PROBLEM TO SOLVE: Copy each line below exactly and leave the pictures out.

'''

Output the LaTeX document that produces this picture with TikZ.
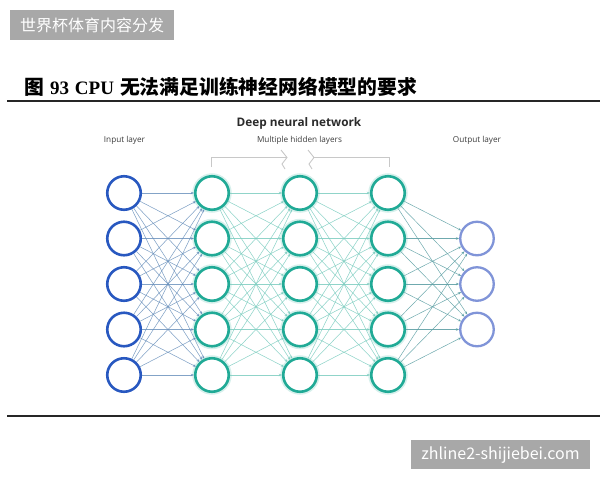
\documentclass[tikz,border=0pt]{standalone}
\usepackage{fontspec}
\setmainfont{Liberation Serif}
\newfontfamily\cjk{Noto Sans CJK SC}
\newfontfamily\lblfont{Open Sans}
\usetikzlibrary{arrows.meta}
\definecolor{inblue}{RGB}{40,88,192}
\definecolor{hidteal}{RGB}{32,170,150}
\definecolor{outblue}{RGB}{128,148,216}
\definecolor{eonecol}{RGB}{100,140,185}
\definecolor{ehidcol}{RGB}{125,205,192}
\definecolor{eoutcol}{RGB}{95,160,165}
\definecolor{wmgray}{RGB}{168,168,168}
\definecolor{brkgray}{RGB}{200,200,200}
\definecolor{txtdark}{RGB}{43,43,43}
\definecolor{txtmid}{RGB}{60,60,60}
\begin{document}
\begin{tikzpicture}[x=1pt,y=-1pt,
  neuron/.style={circle,draw,minimum size=33.5pt,inner sep=0pt,line width=2.6pt,fill=white},
  inp/.style={neuron,draw=inblue},
  hid/.style={neuron,draw=hidteal},
  outn/.style={neuron,draw=outblue,line width=2.3pt},
  halo/.style={circle,draw=hidteal!18,line width=6pt,minimum size=33.5pt,inner sep=0pt},
  edgeline/.style={line width=0.55pt,-{Stealth[length=3.2pt,width=2.6pt]}},
  eone/.style={edgeline,draw=eonecol,opacity=0.8},
  ehid/.style={edgeline,draw=ehidcol,opacity=0.85},
  eout/.style={edgeline,draw=eoutcol,line width=0.5pt,opacity=0.9},
  brk/.style={draw=brkgray,line width=0.9pt},
  small/.style={font=\lblfont\fontsize{8.2}{9}\selectfont,text=txtmid},
  rulefig/.style={line width=1.4pt,draw=black!85}
]
\useasboundingbox (0,0) rectangle (600,480);
% watermarks
\fill[wmgray] (10,10) rectangle (174,40);
\node[font=\cjk\fontsize{16}{16}\selectfont,text=white,inner sep=0pt] (wmtop) at (92,25) {世界杯体育内容分发};
\fill[wmgray] (411,440) rectangle (590,469);
\node[font=\cjk\fontsize{16}{16}\selectfont,text=white,inner sep=0pt] (wmbot) at (500.5,455) {zhline2-shijiebei.com};
% title and rules
\node[anchor=west,inner sep=0pt,font=\fontsize{19}{19}\selectfont] (title) at (24,87)
  {{\cjk\bfseries\fontsize{19.8}{20}\selectfont 图}\hspace{6pt}{\bfseries 93}\hspace{6pt}{\bfseries CPU}\hspace{6pt}{\cjk\bfseries\fontsize{19.8}{20}\selectfont 无法满足训练神经网络模型的要求}};
\coordinate (r1a) at (7,101); \coordinate (r1b) at (600,101);
\coordinate (r2a) at (7,416); \coordinate (r2b) at (600,416);
\draw[rulefig] (r1a) -- (r1b);
\draw[rulefig] (r2a) -- (r2b);
% labels
\node[font=\lblfont\bfseries\fontsize{11.8}{13}\selectfont,text=txtdark] (dnn) at (299,123) {Deep neural network};
\node[small] (lin) at (124.5,140.5) {Input layer};
\node[small] (lhid) at (299.5,140.5) {Multiple hidden layers};
\node[small] (lout) at (477,140.5) {Output layer};
% bracket
\draw[brk] (211,167) -- (211,157.5) -- (286,157.5);
\draw[brk] (281,150) -- (287,157.5) -- (282,164) -- (285,169);
\draw[brk] (308,150) -- (314,157.5) -- (309,164) -- (312,169);
\draw[brk] (313,157.5) -- (389,157.5) -- (389,167);
% halos
\foreach \k/\y in {1/193,2/238.5,3/284,4/329.5,5/375}{
  \node[halo] (ha\k) at (212,\y) {};
  \node[halo] (hb\k) at (300,\y) {};
  \node[halo] (hc\k) at (388,\y) {};
}
% neurons
\foreach \k/\y in {1/193,2/238.5,3/284,4/329.5,5/375}{
  \node[inp] (i\k) at (124,\y) {};
  \node[hid] (a\k) at (212,\y) {};
  \node[hid] (b\k) at (300,\y) {};
  \node[hid] (c\k) at (388,\y) {};
}
\foreach \k/\y in {1/238.5,2/284,3/329.5}{
  \node[outn] (o\k) at (477,\y) {};
}
% connections
\foreach \s in {1,...,5}{
  \foreach \t in {1,...,5}{
    \draw[eone] (i\s) -- (a\t);
    \draw[ehid] (a\s) -- (b\t);
    \draw[ehid] (b\s) -- (c\t);
  }
  \foreach \t in {1,2,3}{
    \draw[eout] (c\s) -- (o\t);
  }
}
\end{tikzpicture}
\end{document}
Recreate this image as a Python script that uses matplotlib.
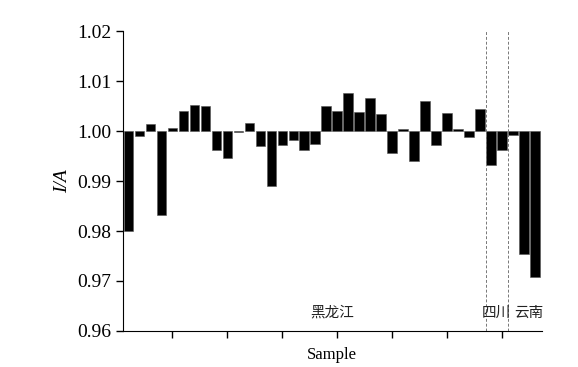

'''

FULL OUTPUT:
Output the LaTeX document that produces this picture with TikZ.
\documentclass[tikz,border=0pt]{standalone}
\usepackage{fontspec}
\setmainfont{Liberation Serif}
\newfontfamily\cjk{Noto Sans CJK SC}
\newfontfamily\lblfont{Open Sans}
\usetikzlibrary{arrows.meta}
\definecolor{inblue}{RGB}{40,88,192}
\definecolor{hidteal}{RGB}{32,170,150}
\definecolor{outblue}{RGB}{128,148,216}
\definecolor{eonecol}{RGB}{100,140,185}
\definecolor{ehidcol}{RGB}{125,205,192}
\definecolor{eoutcol}{RGB}{95,160,165}
\definecolor{wmgray}{RGB}{168,168,168}
\definecolor{brkgray}{RGB}{200,200,200}
\definecolor{txtdark}{RGB}{43,43,43}
\definecolor{txtmid}{RGB}{60,60,60}
\begin{document}
\begin{tikzpicture}[x=1pt,y=-1pt,
  neuron/.style={circle,draw,minimum size=33.5pt,inner sep=0pt,line width=2.6pt,fill=white},
  inp/.style={neuron,draw=inblue},
  hid/.style={neuron,draw=hidteal},
  outn/.style={neuron,draw=outblue,line width=2.3pt},
  halo/.style={circle,draw=hidteal!18,line width=6pt,minimum size=33.5pt,inner sep=0pt},
  edgeline/.style={line width=0.55pt,-{Stealth[length=3.2pt,width=2.6pt]}},
  eone/.style={edgeline,draw=eonecol,opacity=0.8},
  ehid/.style={edgeline,draw=ehidcol,opacity=0.85},
  eout/.style={edgeline,draw=eoutcol,line width=0.5pt,opacity=0.9},
  brk/.style={draw=brkgray,line width=0.9pt},
  small/.style={font=\lblfont\fontsize{8.2}{9}\selectfont,text=txtmid},
  rulefig/.style={line width=1.4pt,draw=black!85}
]
\useasboundingbox (0,0) rectangle (600,480);
% watermarks
\fill[wmgray] (10,10) rectangle (174,40);
\node[font=\cjk\fontsize{16}{16}\selectfont,text=white,inner sep=0pt] (wmtop) at (92,25) {世界杯体育内容分发};
\fill[wmgray] (411,440) rectangle (590,469);
\node[font=\cjk\fontsize{16}{16}\selectfont,text=white,inner sep=0pt] (wmbot) at (500.5,455) {zhline2-shijiebei.com};
% title and rules
\node[anchor=west,inner sep=0pt,font=\fontsize{19}{19}\selectfont] (title) at (24,87)
  {{\cjk\bfseries\fontsize{19.8}{20}\selectfont 图}\hspace{6pt}{\bfseries 93}\hspace{6pt}{\bfseries CPU}\hspace{6pt}{\cjk\bfseries\fontsize{19.8}{20}\selectfont 无法满足训练神经网络模型的要求}};
\coordinate (r1a) at (7,101); \coordinate (r1b) at (600,101);
\coordinate (r2a) at (7,416); \coordinate (r2b) at (600,416);
\draw[rulefig] (r1a) -- (r1b);
\draw[rulefig] (r2a) -- (r2b);
% labels
\node[font=\lblfont\bfseries\fontsize{11.8}{13}\selectfont,text=txtdark] (dnn) at (299,123) {Deep neural network};
\node[small] (lin) at (124.5,140.5) {Input layer};
\node[small] (lhid) at (299.5,140.5) {Multiple hidden layers};
\node[small] (lout) at (477,140.5) {Output layer};
% bracket
\draw[brk] (211,167) -- (211,157.5) -- (286,157.5);
\draw[brk] (281,150) -- (287,157.5) -- (282,164) -- (285,169);
\draw[brk] (308,150) -- (314,157.5) -- (309,164) -- (312,169);
\draw[brk] (313,157.5) -- (389,157.5) -- (389,167);
% halos
\foreach \k/\y in {1/193,2/238.5,3/284,4/329.5,5/375}{
  \node[halo] (ha\k) at (212,\y) {};
  \node[halo] (hb\k) at (300,\y) {};
  \node[halo] (hc\k) at (388,\y) {};
}
% neurons
\foreach \k/\y in {1/193,2/238.5,3/284,4/329.5,5/375}{
  \node[inp] (i\k) at (124,\y) {};
  \node[hid] (a\k) at (212,\y) {};
  \node[hid] (b\k) at (300,\y) {};
  \node[hid] (c\k) at (388,\y) {};
}
\foreach \k/\y in {1/238.5,2/284,3/329.5}{
  \node[outn] (o\k) at (477,\y) {};
}
% connections
\foreach \s in {1,...,5}{
  \foreach \t in {1,...,5}{
    \draw[eone] (i\s) -- (a\t);
    \draw[ehid] (a\s) -- (b\t);
    \draw[ehid] (b\s) -- (c\t);
  }
  \foreach \t in {1,2,3}{
    \draw[eout] (c\s) -- (o\t);
  }
}
\end{tikzpicture}
\end{document}
Recreate this image as a Python script that uses matplotlib.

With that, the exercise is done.